Saturday, July 1, 2017

What Motivates Economists?

In a post at the Independent Institute, Robert Higgs writes:
People on both the right and the left routinely commit the funding fallacy when they assess research and writing. This fallacy is a variant of the hoary rule, Follow the money. The idea is that if an institution or person funded an analyst’s work directly or indirectly, that analyst was ipso facto a hired gun who merely strove to do the funder’s bidding.

I have been around university and think-tank research and writing for half a century, and I can testify that this belief is, as a general rule, incorrect. Not that no specific instances occur; of course they do, especially in think tanks and related organizations, but sometimes in universities as well. Nevertheless, the more accurate general rule is that analysts do what they believe to be good work regardless of who funded the work or why.
I would argue that different individuals react in different ways.

Ludwig von Mises and Murray Rothbard certainly weren't going to alter their analyses for pay or a prestige appointment.
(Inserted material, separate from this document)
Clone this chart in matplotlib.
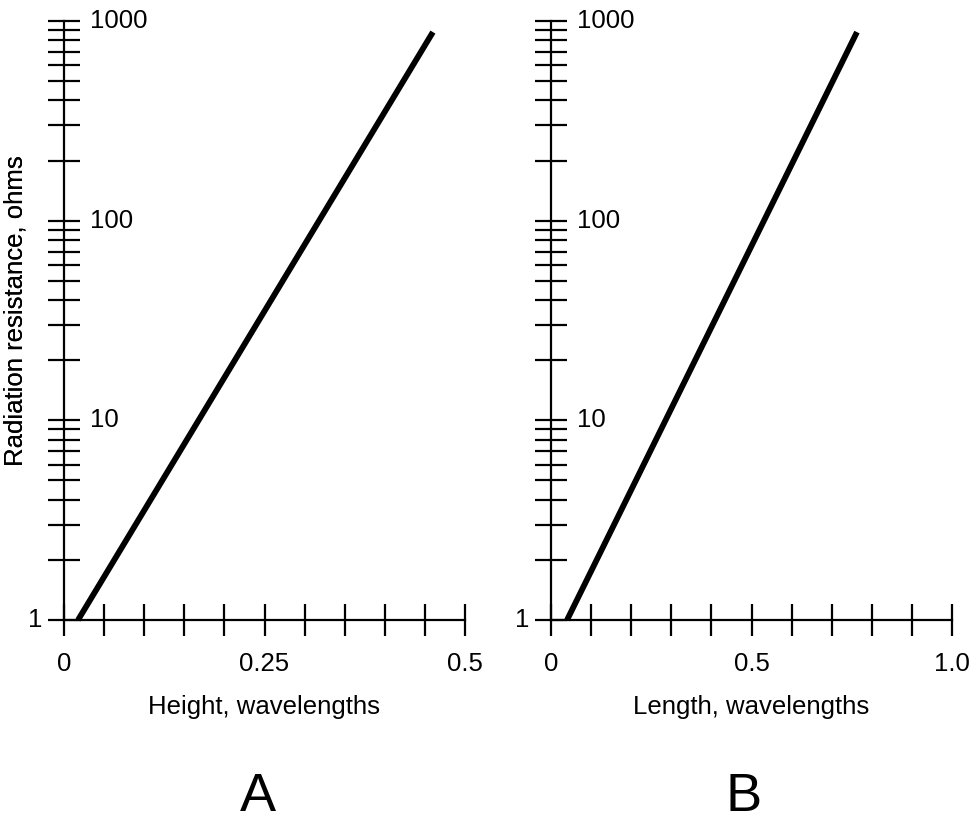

They only found work with institutions that agreed with them or at least allowed them to speak their minds.

On the other hand, there were many around Mises, from his Austrian days, who certainly appeared to have altered their positions in a Keynesian direction to gain prestige appointments that were never made available to Mises or Rothbard.

There are certain economists now at influential Beltway institutions who appear to pull their punches to keep their paychecks coming. I have no proof so I won't name names.

On a broader spectrum. it is hard for me to believe Paul Krugman believes half the nonsense he puts out at the New York Times. He frequently contradicts even what he has written in his economic textbooks.

Another name that comes to mind is Ben Stein's father, Herbert Stein. He certainly knew that price controls were evil but still while an adviser to President Nixon as head of the Council of Economic Adviser he endorsed them. How could this have been anything but a desire to stay close to power? In fact, he pretty much admitted it in his book, Presidential Economics:
The CEA [Council of Economc Advisers] shared Nixon's deep aversion to price and wage controls. Indeed, the CEA was "purer"than Nixon in its aversion to "incomes policies"-- efforts of government by persuasion or threat but with mandatory or comprehensive rules to restrain the wage- or price-raising decisions of companies and unions.
The CEA regarded these measures as wicked in themseleves and steps on the slippery slope whose logic led invitably to controls. 
But then:
The meeting at Camp David on the weekend of August 13-15 1971 was one of the most exciting and dramatic events in the history of economic policy. That was not only because the participants knew they were making extremely big and startling decisions...

The whole atmosphere and particularly the isolation from the outside, served to separate the group from the realities of economic and political life. They acquired the attitudes of group of scriptwriters preparing a TV special to be broadcast on Sunday evening. The announcement - the performance - was everything. It had to be a dramatic and smooth as possible with no loose ends trailing. ..

The suspension of realisim enabled the participants to overlook a number of questions that would have been considered at length if the decision had been made in a less exotic environment. It was agreed that there would-be a frieze of up to ninety days on prices and wages.
As for the majority of mainstream economists who do not have the opportunity to gain great power or major financial gain, I suspect they are caught up in a type of Stockholm syndrome. They on some level are sharp enough to recognize the logical fallacies promoted by the elites but they just don't have the steely mental strength to break away from their mental captors and thus they, instead, promote nonsense. They are not paid off, their minds, instead have been captured.

 -RW



3 comments:

  1. Does the intellectual do the bidding of his funding sources or do his funding sources fund him because his work is useful to them?

    People knows what pays and advances their career and what doesn't. They know if they rock the boat and pursue areas that are not favorable to the funding sources they will have a tough career. It takes a lot to go against the herd and accept the consequences of doing so.

    ReplyDelete
  2. I also think that not all funding and research is equal.

    If research is privately funded, then over time I would expect (with one exception) that any artificial biases will be weeded out, because if these biases lead to research conclusions which are contrary to reality then the funders will withdraw their funding, since the research will lead to losses. Research funding is just like any other form of investment.

    The real problem is research that is funded directly or indirectly by the state. First, the actual funding violates private property rights since it is forcibly extracted from the private sector. Second, since there is no market feedback mechanism, if there are biases leading to incorrect conclusions this won't necessarily lead to the funding drying up, as the state can just keep extracting the funding forcibly from the private sector even if the incorrect conclusions lead to the wasting of resources. Hence state-funded climate change research can continue to thrive.

    The one exception to which I alluded earlier is privately funded research that is directed toward supporting cronyism, i.e., supporting a private sector firm's claim for subsidies from the state, or to get regulations written in its favor against new competition. In this case the research funding may not violate private property rights, but even though the conclusions might be artificially biased and contrary to reality, the investment in the research can still be profitable as a result of successful cronyism. However, this is a problem with the existence of the state, not with the research; if there were no state, there would be no opportunities for cronyism.